WHAT THE TASK ASKS: Return the listing below exactly, with the pictures dropped.

SUPPLIED MATERIAL:
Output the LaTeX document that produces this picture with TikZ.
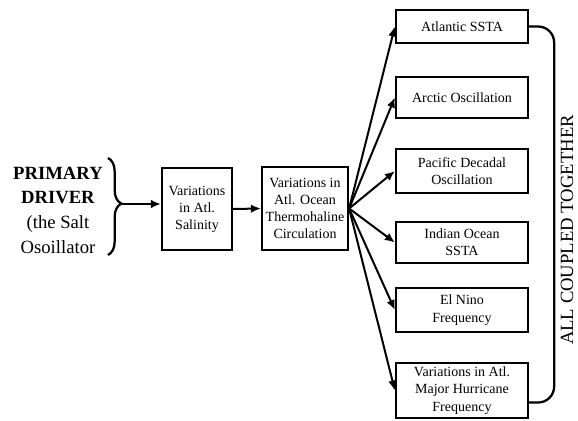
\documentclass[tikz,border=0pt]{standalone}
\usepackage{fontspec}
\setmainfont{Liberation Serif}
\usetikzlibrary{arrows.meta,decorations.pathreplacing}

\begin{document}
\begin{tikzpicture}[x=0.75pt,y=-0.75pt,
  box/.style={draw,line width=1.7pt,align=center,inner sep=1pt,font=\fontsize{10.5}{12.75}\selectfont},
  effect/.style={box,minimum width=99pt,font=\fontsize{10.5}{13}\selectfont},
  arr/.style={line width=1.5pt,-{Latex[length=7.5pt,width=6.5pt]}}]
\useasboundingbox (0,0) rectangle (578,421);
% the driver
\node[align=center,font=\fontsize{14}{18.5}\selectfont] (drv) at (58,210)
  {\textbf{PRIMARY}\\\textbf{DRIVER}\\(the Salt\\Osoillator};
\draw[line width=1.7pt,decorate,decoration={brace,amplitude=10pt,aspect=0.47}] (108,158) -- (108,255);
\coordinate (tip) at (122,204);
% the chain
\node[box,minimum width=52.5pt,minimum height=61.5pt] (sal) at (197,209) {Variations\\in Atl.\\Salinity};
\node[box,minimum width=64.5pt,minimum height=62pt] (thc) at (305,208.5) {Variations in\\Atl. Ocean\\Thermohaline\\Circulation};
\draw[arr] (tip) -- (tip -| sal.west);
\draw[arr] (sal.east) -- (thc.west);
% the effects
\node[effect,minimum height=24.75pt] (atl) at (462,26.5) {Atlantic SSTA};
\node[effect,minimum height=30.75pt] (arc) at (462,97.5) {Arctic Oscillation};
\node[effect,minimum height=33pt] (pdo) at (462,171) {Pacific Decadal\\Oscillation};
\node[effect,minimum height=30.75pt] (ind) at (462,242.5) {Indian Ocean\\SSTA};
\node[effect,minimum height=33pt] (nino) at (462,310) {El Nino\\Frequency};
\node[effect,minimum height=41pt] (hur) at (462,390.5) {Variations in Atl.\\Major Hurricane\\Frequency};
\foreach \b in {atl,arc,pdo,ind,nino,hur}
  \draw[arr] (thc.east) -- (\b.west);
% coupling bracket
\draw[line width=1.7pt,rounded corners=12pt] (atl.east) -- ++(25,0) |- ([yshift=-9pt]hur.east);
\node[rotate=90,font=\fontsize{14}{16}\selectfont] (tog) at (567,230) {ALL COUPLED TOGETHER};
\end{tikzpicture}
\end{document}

WRITTEN REPLY:
Output the LaTeX document that produces this picture with TikZ.
\documentclass[tikz,border=0pt]{standalone}
\usepackage{fontspec}
\setmainfont{Liberation Serif}
\usetikzlibrary{arrows.meta,decorations.pathreplacing}

\begin{document}
\begin{tikzpicture}[x=0.75pt,y=-0.75pt,
  box/.style={draw,line width=1.7pt,align=center,inner sep=1pt,font=\fontsize{10.5}{12.75}\selectfont},
  effect/.style={box,minimum width=99pt,font=\fontsize{10.5}{13}\selectfont},
  arr/.style={line width=1.5pt,-{Latex[length=7.5pt,width=6.5pt]}}]
\useasboundingbox (0,0) rectangle (578,421);
% the driver
\node[align=center,font=\fontsize{14}{18.5}\selectfont] (drv) at (58,210)
  {\textbf{PRIMARY}\\\textbf{DRIVER}\\(the Salt\\Osoillator};
\draw[line width=1.7pt,decorate,decoration={brace,amplitude=10pt,aspect=0.47}] (108,158) -- (108,255);
\coordinate (tip) at (122,204);
% the chain
\node[box,minimum width=52.5pt,minimum height=61.5pt] (sal) at (197,209) {Variations\\in Atl.\\Salinity};
\node[box,minimum width=64.5pt,minimum height=62pt] (thc) at (305,208.5) {Variations in\\Atl. Ocean\\Thermohaline\\Circulation};
\draw[arr] (tip) -- (tip -| sal.west);
\draw[arr] (sal.east) -- (thc.west);
% the effects
\node[effect,minimum height=24.75pt] (atl) at (462,26.5) {Atlantic SSTA};
\node[effect,minimum height=30.75pt] (arc) at (462,97.5) {Arctic Oscillation};
\node[effect,minimum height=33pt] (pdo) at (462,171) {Pacific Decadal\\Oscillation};
\node[effect,minimum height=30.75pt] (ind) at (462,242.5) {Indian Ocean\\SSTA};
\node[effect,minimum height=33pt] (nino) at (462,310) {El Nino\\Frequency};
\node[effect,minimum height=41pt] (hur) at (462,390.5) {Variations in Atl.\\Major Hurricane\\Frequency};
\foreach \b in {atl,arc,pdo,ind,nino,hur}
  \draw[arr] (thc.east) -- (\b.west);
% coupling bracket
\draw[line width=1.7pt,rounded corners=12pt] (atl.east) -- ++(25,0) |- ([yshift=-9pt]hur.east);
\node[rotate=90,font=\fontsize{14}{16}\selectfont] (tog) at (567,230) {ALL COUPLED TOGETHER};
\end{tikzpicture}
\end{document}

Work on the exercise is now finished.